Below are entries. Give back exactly the lines from the one containing "Rebuild this chart" through the one containing "YAxis, ReferenceLine, ReferenceDot", inclusive, without the pictures.
-- start Data supplied --
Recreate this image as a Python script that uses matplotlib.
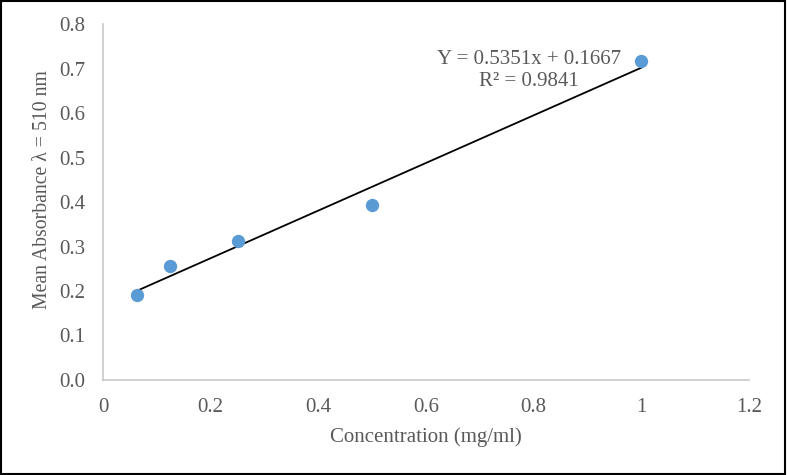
import matplotlib.pyplot as plt
from matplotlib.patches import Rectangle
from matplotlib.ticker import FuncFormatter

plt.rcParams['font.family'] = ['Liberation Serif', 'DejaVu Serif']

# data
conc = [0.0625, 0.125, 0.25, 0.5, 1.0]
absorb = [0.190, 0.256, 0.313, 0.393, 0.716]
slope = 0.5351
intercept = 0.1667
r2 = 0.9841

xticks = [0, 0.2, 0.4, 0.6, 0.8, 1.0, 1.2]
yticks = [0.0, 0.1, 0.2, 0.3, 0.4, 0.5, 0.6, 0.7, 0.8]

grey = '#595959'
axcol = '#C8C8C8'

fig = plt.figure(figsize=(7.87, 4.75), dpi=100)
ax = fig.add_axes([103/787, 1 - 380/475, (749-103)/787, (380-24)/475])

# trend line over the data range
xs = [min(conc), max(conc)]
ys = [slope * v + intercept for v in xs]
ax.plot(xs, ys, color='black', lw=1.3, zorder=2)
ax.scatter(conc, absorb, s=92, color='#5B9BD5', zorder=3, linewidths=0)

ax.set_xlim(0, 1.2)
ax.set_ylim(0, 0.8)
ax.set_xticks(xticks)
ax.set_yticks(yticks)
ax.xaxis.set_major_formatter(FuncFormatter(lambda v, p: ('%g' % v)))
ax.yaxis.set_major_formatter(FuncFormatter(lambda v, p: '%.1f' % v))
ax.tick_params(length=0, labelsize=15, colors=grey)
ax.tick_params(axis='y', pad=13)
ax.tick_params(axis='x', pad=13)

for s in ['top', 'right']:
    ax.spines[s].set_visible(False)
for s in ['left', 'bottom']:
    ax.spines[s].set_color(axcol)
    ax.spines[s].set_linewidth(1.2)

ax.set_xlabel('Concentration (mg/ml)', fontsize=15, color=grey)
ax.set_ylabel('Mean Absorbance λ = 510 nm', fontsize=14.2, color=grey)
ax.xaxis.set_label_coords(0.5, -0.133)
ax.yaxis.set_label_coords(-0.079, 0.534)

ax.text(0.791, 0.695, 'Y = %.4fx + %.4f\nR² = %.4f' % (slope, intercept, r2),
        ha='center', va='center', fontsize=15, color=grey, linespacing=1.2)

fig.patches.append(Rectangle((0.001, 0.002), 0.997, 0.995, transform=fig.transFigure,
                             fill=False, edgecolor='black', lw=1.5))

fig.savefig('out.png', dpi=100)
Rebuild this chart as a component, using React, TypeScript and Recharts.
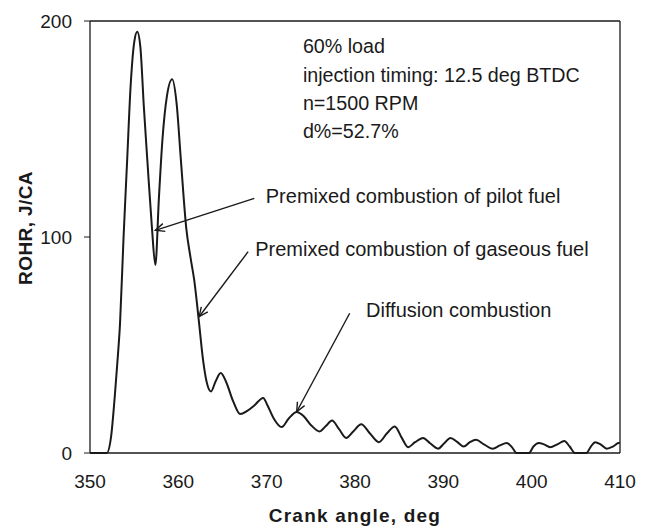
import React from 'react';
import { LineChart, Line, XAxis, YAxis, ReferenceLine, ReferenceDot } from 'recharts';

// crank angle (deg) and rate of heat release (J/CA)
const angle = [
  350, 351, 351.9, 352.4, 352.8, 353.1, 353.4, 353.8, 354.2, 354.6, 355.0, 355.35, 355.7, 356.1, 356.5,
  357.0, 357.4, 357.8, 358.2, 358.7, 359.3, 359.8, 360.3, 360.9, 361.4, 361.8, 362.3, 362.8, 363.2,
  363.7, 364.2, 364.8, 365.4, 366.2, 367.0, 367.8, 368.6, 369.6, 370.1, 370.8, 371.7, 372.5, 373.4,
  374.2, 375.0, 376.0, 376.7, 377.4, 378.2, 379.0, 379.8, 380.7, 381.7, 382.7, 383.6, 384.5, 385.3,
  386.0, 386.8, 387.7, 388.5, 389.4, 390.1, 390.8, 391.6, 392.3, 393.0, 393.7, 394.6, 395.6, 396.4,
  397.2, 397.8, 398.3, 399.7, 400.2, 400.8, 401.4, 402.1, 402.9, 403.7, 404.3, 404.9, 406.2, 406.7,
  407.2, 407.8, 408.5, 409.2, 409.8, 410,
];
const rohr = [
  0, 0, 0, 8, 26, 42, 60, 100, 135, 170, 190, 195, 188, 160, 135,
  105, 87, 118, 145, 165, 173, 162, 135, 104, 90, 80, 62, 43, 33,
  28.5, 33, 37, 33, 24, 18, 19.5, 22, 25.5, 22, 16, 12, 16, 19,
  17, 13, 10, 12.5, 15, 11, 7, 10, 13.3, 9, 5, 9, 12.3, 7,
  2.7, 5, 7, 4.5, 2, 4.5, 7, 5, 3, 5, 6.1, 4, 2, 3.5,
  4.6, 2.5, 0, 0, 3, 4.6, 4, 2.7, 4, 5.5, 3, 0, 0, 3,
  5, 4, 2, 3, 4.6, 4.8,
];
const xTicks = [350, 360, 370, 380, 390, 400, 410];
const yTicks = [0, 100, 200];

const conditions = ['60% load', 'injection timing: 12.5 deg BTDC', 'n=1500 RPM', 'd%=52.7%'];
// label anchor (left, baseline) in data units
const notes = [
  { text: 'Premixed combustion of pilot fuel', x: 369.9, y: 115.6 },
  { text: 'Premixed combustion of gaseous fuel', x: 368.7, y: 91.2 },
  { text: 'Diffusion combustion', x: 381.25, y: 62.8 },
];
// arrows: from label to tip, in data units
const arrows = [
  { from: { x: 368.6, y: 117.9 }, to: { x: 357.4, y: 103.1 } },
  { from: { x: 367.9, y: 93.2 }, to: { x: 362.35, y: 63.1 } },
  { from: { x: 379.4, y: 64.7 }, to: { x: 373.4, y: 19.1 } },
];

const data = angle.map((a, i) => ({ angle: a, rohr: rohr[i] }));

const font = 'Arial, "Liberation Sans", sans-serif';
const ink = '#1a1a1a';

const Arrow = (p: any) => {
  const { x1, y1, x2, y2 } = p;
  const ang = Math.atan2(y1 - y2, x1 - x2);
  const len = 10;
  const spread = 0.42;
  const a1x = x2 + len * Math.cos(ang + spread);
  const a1y = y2 + len * Math.sin(ang + spread);
  const a2x = x2 + len * Math.cos(ang - spread);
  const a2y = y2 + len * Math.sin(ang - spread);
  return (
    <g stroke={ink} strokeWidth={1.4} fill="none">
      <line x1={x1} y1={y1} x2={x2} y2={y2} />
      <polyline points={`${a1x},${a1y} ${x2},${y2} ${a2x},${a2y}`} />
    </g>
  );
};

export default function App() {
  return (
    <div style={{ position: 'absolute', left: 0, top: 0, background: '#fff' }}>
      <LineChart width={649} height={527} data={data} margin={{ top: 21, right: 29, bottom: 0, left: 0 }}>
        <XAxis
          dataKey="angle"
          type="number"
          domain={[350, 410]}
          ticks={xTicks}
          interval={0}
          height={74}
          tickLine={false}
          tickSize={6}
          tickMargin={16}
          axisLine={{ stroke: ink, strokeWidth: 1.3 }}
          tick={{ fontSize: 19, fill: ink, fontFamily: font }}
          label={(props: any) => {
            const vb = props.viewBox;
            return (
              <text x={vb.x + vb.width / 2} y={522} textAnchor="middle" fontFamily={font} fontWeight="bold"
                fontSize={19} letterSpacing={1.2} fill={ink}>Crank angle, deg</text>
            );
          }}
        />
        <YAxis
          type="number"
          domain={[0, 200]}
          ticks={yTicks}
          interval={0}
          width={90}
          tickSize={6}
          tickMargin={12}
          tickLine={{ stroke: ink }}
          axisLine={{ stroke: ink, strokeWidth: 1.3 }}
          tick={{ fontSize: 19, fill: ink, fontFamily: font }}
          label={(props: any) => {
            const vb = props.viewBox;
            const cy = vb.y + vb.height / 2 - 9;
            return (
              <text x={25} y={cy} transform={`rotate(-90 25 ${cy})`} textAnchor="middle" dominantBaseline="central"
                fontFamily={font} fontWeight="bold" fontSize={19} letterSpacing={0.4} fill={ink}>ROHR, J/CA</text>
            );
          }}
        />
        <ReferenceLine y={200} stroke={ink} strokeWidth={1.3} />
        <ReferenceLine x={410} stroke={ink} strokeWidth={1.3} />
        <Line type="monotone" dataKey="rohr" stroke={ink} strokeWidth={2} dot={false} isAnimationActive={false} />
        {arrows.map((a, i) => (
          <ReferenceLine key={'a' + i} segment={[a.from, a.to]} shape={Arrow} />
        ))}
        <ReferenceDot
          x={374.1}
          y={185}
          r={1}
          shape={(p: any) => (
            <text x={p.cx} y={p.cy} fontFamily={font} fontSize={19.7} fill={ink}>
              {conditions.map((c, i) => (
                <tspan key={i} x={p.cx} dy={i === 0 ? 0 : 28.3}>{c}</tspan>
              ))}
            </text>
          )}
        />
        {notes.map((n, i) => (
          <ReferenceDot
            key={'n' + i}
            x={n.x}
            y={n.y}
            r={1}
            shape={(p: any) => (
              <text x={p.cx} y={p.cy} fontFamily={font} fontSize={20} fill={ink}>{n.text}</text>
            )}
          />
        ))}
      </LineChart>
    </div>
  );
}
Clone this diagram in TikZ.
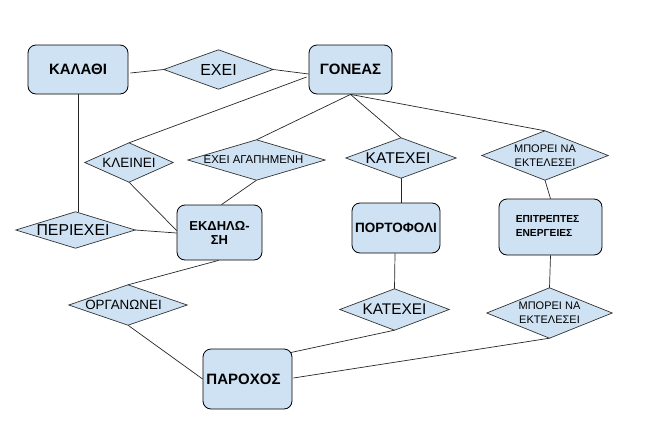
-- end Data supplied --
Solution –
Rebuild this chart as a component, using React, TypeScript and Recharts.
import React from 'react';
import { LineChart, Line, XAxis, YAxis, ReferenceLine, ReferenceDot } from 'recharts';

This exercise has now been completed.